* **Required task**:
The data below should be restated word for word, with every picture omitted.

* **Collected material**:
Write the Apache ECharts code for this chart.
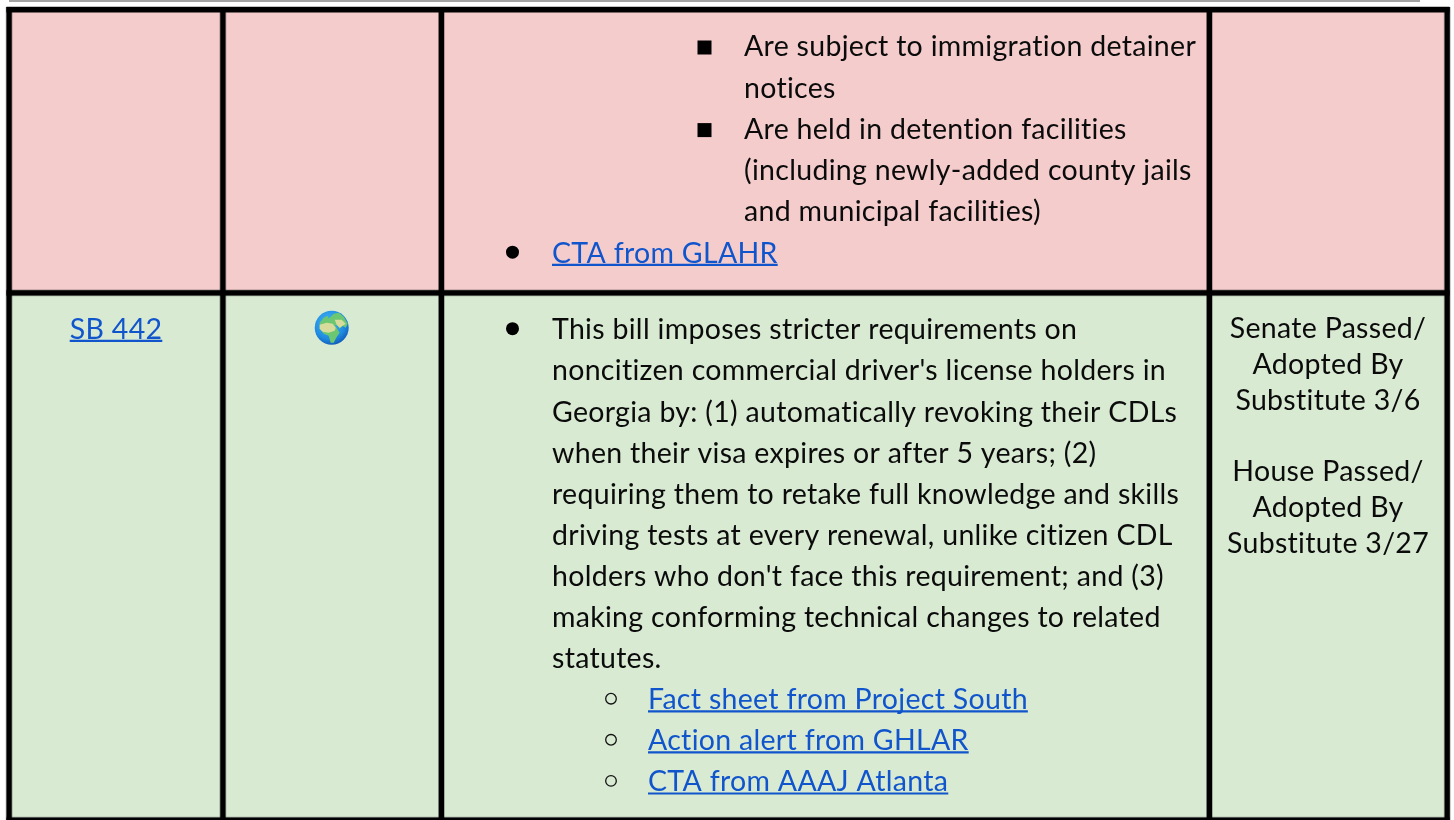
<!DOCTYPE html>
<html>
<head>
<meta charset="utf-8">
<style>html,body{margin:0;padding:0;background:#fff}#c{width:1454px;height:820px}</style>
<script src="https://cdn.jsdelivr.net/npm/echarts@6/dist/echarts.min.js"></script>
</head>
<body>
<div id="c"></div>
<script>
// ---- content ----
const pinkRowLines = [
  ['sub', 'Are subject to immigration detainer', 0],
  ['', 'notices', 0],
  ['sub', 'Are held in detention facilities', 0],
  ['', '(including newly-added county jails', 0],
  ['', 'and municipal facilities)', 0],
  ['top', 'CTA from GLAHR', 1]
];
const greenRowLines = [
  ['top', 'This bill imposes stricter requirements on', 0],
  ['top+', "noncitizen commercial driver's license holders in", 0],
  ['top+', 'Georgia by: (1) automatically revoking their CDLs', 0],
  ['top+', 'when their visa expires or after 5 years; (2)', 0],
  ['top+', 'requiring them to retake full knowledge and skills', 0],
  ['top+', 'driving tests at every renewal, unlike citizen CDL', 0],
  ['top+', "holders who don't face this requirement; and (3)", 0],
  ['top+', 'making conforming technical changes to related', 0],
  ['top+', 'statutes.', 0],
  ['mid', 'Fact sheet from Project South', 1],
  ['mid', 'Action alert from GHLAR', 1],
  ['mid', 'CTA from AAAJ Atlanta', 1]
];
const billName = 'SB 442';
const statusLines = ['Senate Passed/', 'Adopted By', 'Substitute 3/6', '', 'House Passed/', 'Adopted By', 'Substitute 3/27'];

// ---- layout and style ----
const FONT = 'Lato';
const FONT_SIZE = 28.5;
const TRACKING = 0.3;
const TEXT_ASCENT = 22.4;
const COL_EDGES = [6.5, 220.3, 438.8, 1206.8, 1444.6];
const ROW_EDGES = [7, 290.3, 817.5];
const BORDER = 5.2;
const ROW_FILL = ['#f4cccc', '#d9ead3'];
const LINK = '#1155cc', INK = '#0b0b0b';
const INDENT = {top: [512.5, 552], 'top+': [null, 552], mid: [611, 648], sub: [704.5, 744], '': [null, 744]};

// widen the tracking of all canvas text (also turns off Lato's ti ligatures)
const nativeFillText = CanvasRenderingContext2D.prototype.fillText;
CanvasRenderingContext2D.prototype.fillText = function () {
  this.letterSpacing = TRACKING + 'px';
  return nativeFillText.apply(this, arguments);
};

const marks = [];
const rect = (x, y, w, h, fill) => marks.push({kind: 'rect', x, y, w, h, fill});
const text = (x, y, str, align, link) => marks.push({kind: 'text', x, y, str, align, link});

// page rule above the table
rect(9, 0, 1411, 2, '#a3a3a3');
// cell fills
ROW_EDGES.slice(0, 2).forEach((top, r) => rect(COL_EDGES[0], top, COL_EDGES[4] - COL_EDGES[0], ROW_EDGES[r + 1] - top, ROW_FILL[r]));
// hairlines at the inner cell edges
COL_EDGES.forEach(x => { rect(x - 0.8, 7, BORDER + 1.6, 813, 'rgba(0,0,0,0.32)'); });
ROW_EDGES.forEach(y => { rect(6.5, y - 0.8, 1443, BORDER + 1.6, 'rgba(0,0,0,0.32)'); });
// heavy borders
COL_EDGES.forEach(x => rect(x, 7, BORDER, 813, '#000'));
ROW_EDGES.forEach(y => rect(6.5, y, 1443, BORDER, '#000'));

function addLines(lines, first, step) {
  lines.forEach((l, i) => {
    const y = first + step * i;
    const ind = INDENT[l[0]];
    text(ind[1], y, l[1], 'left', l[2] === 1);
    if (ind[0] !== null) marks.push({kind: 'bullet', x: ind[0], y: y - (l[0] === 'sub' ? 7.5 : 9.3), type: l[0]});
  });
}
addLines(pinkRowLines, 55, 41.3);
addLines(greenRowLines, 338, 41.11);
text(116, 337.5, billName, 'center', true);
statusLines.forEach((s, i) => { if (s) text(1328, 337 + 35.8 * i, s, 'center', false); });
marks.push({kind: 'globe', x: 331.7, y: 327.7});

const measureCtx = document.createElement('canvas').getContext('2d');
measureCtx.font = FONT_SIZE + 'px ' + FONT;
measureCtx.letterSpacing = TRACKING + 'px';

const LAND = [[-12,-5],[-8,-10],[-4,-12],[-3,-9],[2,-14],[7,-15],[12,-11],[16,-4],[14,0],[11,-2],[8,1],[6,-2],[3,-3],[8,5],[5,9],[2,15],[-1,15],[-3,8],[-8,6],[-12,1]];
const SAND = [[-12,-3],[-5,-5],[1,-4],[4,0],[3,3],[-3,5],[-9,4],[-12,1]];
const SAND2 = [[3,-8],[10,-8],[14,-4],[11,-2],[8,0],[5,-3]];

function renderItem(params, api) {
  const m = marks[params.dataIndex];
  const p = api.coord([m.x, m.y]);
  if (m.kind === 'rect') {
    const q = api.coord([m.x + m.w, m.y + m.h]);
    return {type: 'rect', shape: {x: p[0], y: p[1], width: q[0] - p[0], height: q[1] - p[1]}, style: {fill: m.fill}, silent: true};
  }
  if (m.kind === 'text') {
    const color = m.link ? LINK : INK;
    const children = [{type: 'text', x: p[0], y: p[1] - TEXT_ASCENT, style: {text: m.str, fill: color, font: FONT_SIZE + 'px ' + FONT, textAlign: m.align}}];
    if (m.link) {
      const w = measureCtx.measureText(m.str).width;
      const x0 = m.align === 'center' ? p[0] - w / 2 : p[0];
      children.push({type: 'rect', shape: {x: x0, y: p[1] + 2.2, width: w, height: 2.2}, style: {fill: LINK}});
    }
    return {type: 'group', children};
  }
  if (m.kind === 'bullet') {
    if (m.type === 'sub') return {type: 'rect', shape: {x: p[0] - 7, y: p[1] - 7, width: 14, height: 14}, style: {fill: '#000'}};
    if (m.type === 'top') return {type: 'circle', shape: {cx: p[0], cy: p[1], r: 6.5}, style: {fill: '#000'}};
    return {type: 'circle', shape: {cx: p[0], cy: p[1], r: 5.3}, style: {fill: 'none', stroke: '#111', lineWidth: 1.3}};
  }
  // the globe icon of the second column
  return {type: 'group', x: p[0], y: p[1], children: [
    {type: 'circle', shape: {cx: 0, cy: 0, r: 17}, style: {fill: new echarts.graphic.RadialGradient(0.42, 0.35, 0.68, [{offset: 0, color: '#45b6f5'}, {offset: 0.7, color: '#1f8be0'}, {offset: 1, color: '#1259b8'}])}},
    {type: 'polygon', shape: {points: LAND}, style: {fill: '#6cc772'}},
    {type: 'polygon', shape: {points: SAND}, style: {fill: '#d7dc9c'}},
    {type: 'polygon', shape: {points: SAND2}, style: {fill: '#d7dc9c'}}
  ]};
}

const chart = echarts.init(document.getElementById('c'), null, {renderer: 'canvas'});
chart.setOption({
  animation: false,
  backgroundColor: '#fff',
  grid: {left: 0, right: 0, top: 0, bottom: 0},
  xAxis: {type: 'value', min: 0, max: 1454, show: false},
  yAxis: {type: 'value', min: 0, max: 820, inverse: true, show: false},
  tooltip: {show: false},
  series: [{
    type: 'custom',
    coordinateSystem: 'cartesian2d',
    clip: false,
    silent: true,
    renderItem,
    data: marks.map(m => [m.x, m.y])
  }]
});
</script>
</body>
</html>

* **Result**:
Write the Apache ECharts code for this chart.
<!DOCTYPE html>
<html>
<head>
<meta charset="utf-8">
<style>html,body{margin:0;padding:0;background:#fff}#c{width:1454px;height:820px}</style>
<script src="https://cdn.jsdelivr.net/npm/echarts@6/dist/echarts.min.js"></script>
</head>
<body>
<div id="c"></div>
<script>
// ---- content ----
const pinkRowLines = [
  ['sub', 'Are subject to immigration detainer', 0],
  ['', 'notices', 0],
  ['sub', 'Are held in detention facilities', 0],
  ['', '(including newly-added county jails', 0],
  ['', 'and municipal facilities)', 0],
  ['top', 'CTA from GLAHR', 1]
];
const greenRowLines = [
  ['top', 'This bill imposes stricter requirements on', 0],
  ['top+', "noncitizen commercial driver's license holders in", 0],
  ['top+', 'Georgia by: (1) automatically revoking their CDLs', 0],
  ['top+', 'when their visa expires or after 5 years; (2)', 0],
  ['top+', 'requiring them to retake full knowledge and skills', 0],
  ['top+', 'driving tests at every renewal, unlike citizen CDL', 0],
  ['top+', "holders who don't face this requirement; and (3)", 0],
  ['top+', 'making conforming technical changes to related', 0],
  ['top+', 'statutes.', 0],
  ['mid', 'Fact sheet from Project South', 1],
  ['mid', 'Action alert from GHLAR', 1],
  ['mid', 'CTA from AAAJ Atlanta', 1]
];
const billName = 'SB 442';
const statusLines = ['Senate Passed/', 'Adopted By', 'Substitute 3/6', '', 'House Passed/', 'Adopted By', 'Substitute 3/27'];

// ---- layout and style ----
const FONT = 'Lato';
const FONT_SIZE = 28.5;
const TRACKING = 0.3;
const TEXT_ASCENT = 22.4;
const COL_EDGES = [6.5, 220.3, 438.8, 1206.8, 1444.6];
const ROW_EDGES = [7, 290.3, 817.5];
const BORDER = 5.2;
const ROW_FILL = ['#f4cccc', '#d9ead3'];
const LINK = '#1155cc', INK = '#0b0b0b';
const INDENT = {top: [512.5, 552], 'top+': [null, 552], mid: [611, 648], sub: [704.5, 744], '': [null, 744]};

// widen the tracking of all canvas text (also turns off Lato's ti ligatures)
const nativeFillText = CanvasRenderingContext2D.prototype.fillText;
CanvasRenderingContext2D.prototype.fillText = function () {
  this.letterSpacing = TRACKING + 'px';
  return nativeFillText.apply(this, arguments);
};

const marks = [];
const rect = (x, y, w, h, fill) => marks.push({kind: 'rect', x, y, w, h, fill});
const text = (x, y, str, align, link) => marks.push({kind: 'text', x, y, str, align, link});

// page rule above the table
rect(9, 0, 1411, 2, '#a3a3a3');
// cell fills
ROW_EDGES.slice(0, 2).forEach((top, r) => rect(COL_EDGES[0], top, COL_EDGES[4] - COL_EDGES[0], ROW_EDGES[r + 1] - top, ROW_FILL[r]));
// hairlines at the inner cell edges
COL_EDGES.forEach(x => { rect(x - 0.8, 7, BORDER + 1.6, 813, 'rgba(0,0,0,0.32)'); });
ROW_EDGES.forEach(y => { rect(6.5, y - 0.8, 1443, BORDER + 1.6, 'rgba(0,0,0,0.32)'); });
// heavy borders
COL_EDGES.forEach(x => rect(x, 7, BORDER, 813, '#000'));
ROW_EDGES.forEach(y => rect(6.5, y, 1443, BORDER, '#000'));

function addLines(lines, first, step) {
  lines.forEach((l, i) => {
    const y = first + step * i;
    const ind = INDENT[l[0]];
    text(ind[1], y, l[1], 'left', l[2] === 1);
    if (ind[0] !== null) marks.push({kind: 'bullet', x: ind[0], y: y - (l[0] === 'sub' ? 7.5 : 9.3), type: l[0]});
  });
}
addLines(pinkRowLines, 55, 41.3);
addLines(greenRowLines, 338, 41.11);
text(116, 337.5, billName, 'center', true);
statusLines.forEach((s, i) => { if (s) text(1328, 337 + 35.8 * i, s, 'center', false); });
marks.push({kind: 'globe', x: 331.7, y: 327.7});

const measureCtx = document.createElement('canvas').getContext('2d');
measureCtx.font = FONT_SIZE + 'px ' + FONT;
measureCtx.letterSpacing = TRACKING + 'px';

const LAND = [[-12,-5],[-8,-10],[-4,-12],[-3,-9],[2,-14],[7,-15],[12,-11],[16,-4],[14,0],[11,-2],[8,1],[6,-2],[3,-3],[8,5],[5,9],[2,15],[-1,15],[-3,8],[-8,6],[-12,1]];
const SAND = [[-12,-3],[-5,-5],[1,-4],[4,0],[3,3],[-3,5],[-9,4],[-12,1]];
const SAND2 = [[3,-8],[10,-8],[14,-4],[11,-2],[8,0],[5,-3]];

function renderItem(params, api) {
  const m = marks[params.dataIndex];
  const p = api.coord([m.x, m.y]);
  if (m.kind === 'rect') {
    const q = api.coord([m.x + m.w, m.y + m.h]);
    return {type: 'rect', shape: {x: p[0], y: p[1], width: q[0] - p[0], height: q[1] - p[1]}, style: {fill: m.fill}, silent: true};
  }
  if (m.kind === 'text') {
    const color = m.link ? LINK : INK;
    const children = [{type: 'text', x: p[0], y: p[1] - TEXT_ASCENT, style: {text: m.str, fill: color, font: FONT_SIZE + 'px ' + FONT, textAlign: m.align}}];
    if (m.link) {
      const w = measureCtx.measureText(m.str).width;
      const x0 = m.align === 'center' ? p[0] - w / 2 : p[0];
      children.push({type: 'rect', shape: {x: x0, y: p[1] + 2.2, width: w, height: 2.2}, style: {fill: LINK}});
    }
    return {type: 'group', children};
  }
  if (m.kind === 'bullet') {
    if (m.type === 'sub') return {type: 'rect', shape: {x: p[0] - 7, y: p[1] - 7, width: 14, height: 14}, style: {fill: '#000'}};
    if (m.type === 'top') return {type: 'circle', shape: {cx: p[0], cy: p[1], r: 6.5}, style: {fill: '#000'}};
    return {type: 'circle', shape: {cx: p[0], cy: p[1], r: 5.3}, style: {fill: 'none', stroke: '#111', lineWidth: 1.3}};
  }
  // the globe icon of the second column
  return {type: 'group', x: p[0], y: p[1], children: [
    {type: 'circle', shape: {cx: 0, cy: 0, r: 17}, style: {fill: new echarts.graphic.RadialGradient(0.42, 0.35, 0.68, [{offset: 0, color: '#45b6f5'}, {offset: 0.7, color: '#1f8be0'}, {offset: 1, color: '#1259b8'}])}},
    {type: 'polygon', shape: {points: LAND}, style: {fill: '#6cc772'}},
    {type: 'polygon', shape: {points: SAND}, style: {fill: '#d7dc9c'}},
    {type: 'polygon', shape: {points: SAND2}, style: {fill: '#d7dc9c'}}
  ]};
}

const chart = echarts.init(document.getElementById('c'), null, {renderer: 'canvas'});
chart.setOption({
  animation: false,
  backgroundColor: '#fff',
  grid: {left: 0, right: 0, top: 0, bottom: 0},
  xAxis: {type: 'value', min: 0, max: 1454, show: false},
  yAxis: {type: 'value', min: 0, max: 820, inverse: true, show: false},
  tooltip: {show: false},
  series: [{
    type: 'custom',
    coordinateSystem: 'cartesian2d',
    clip: false,
    silent: true,
    renderItem,
    data: marks.map(m => [m.x, m.y])
  }]
});
</script>
</body>
</html>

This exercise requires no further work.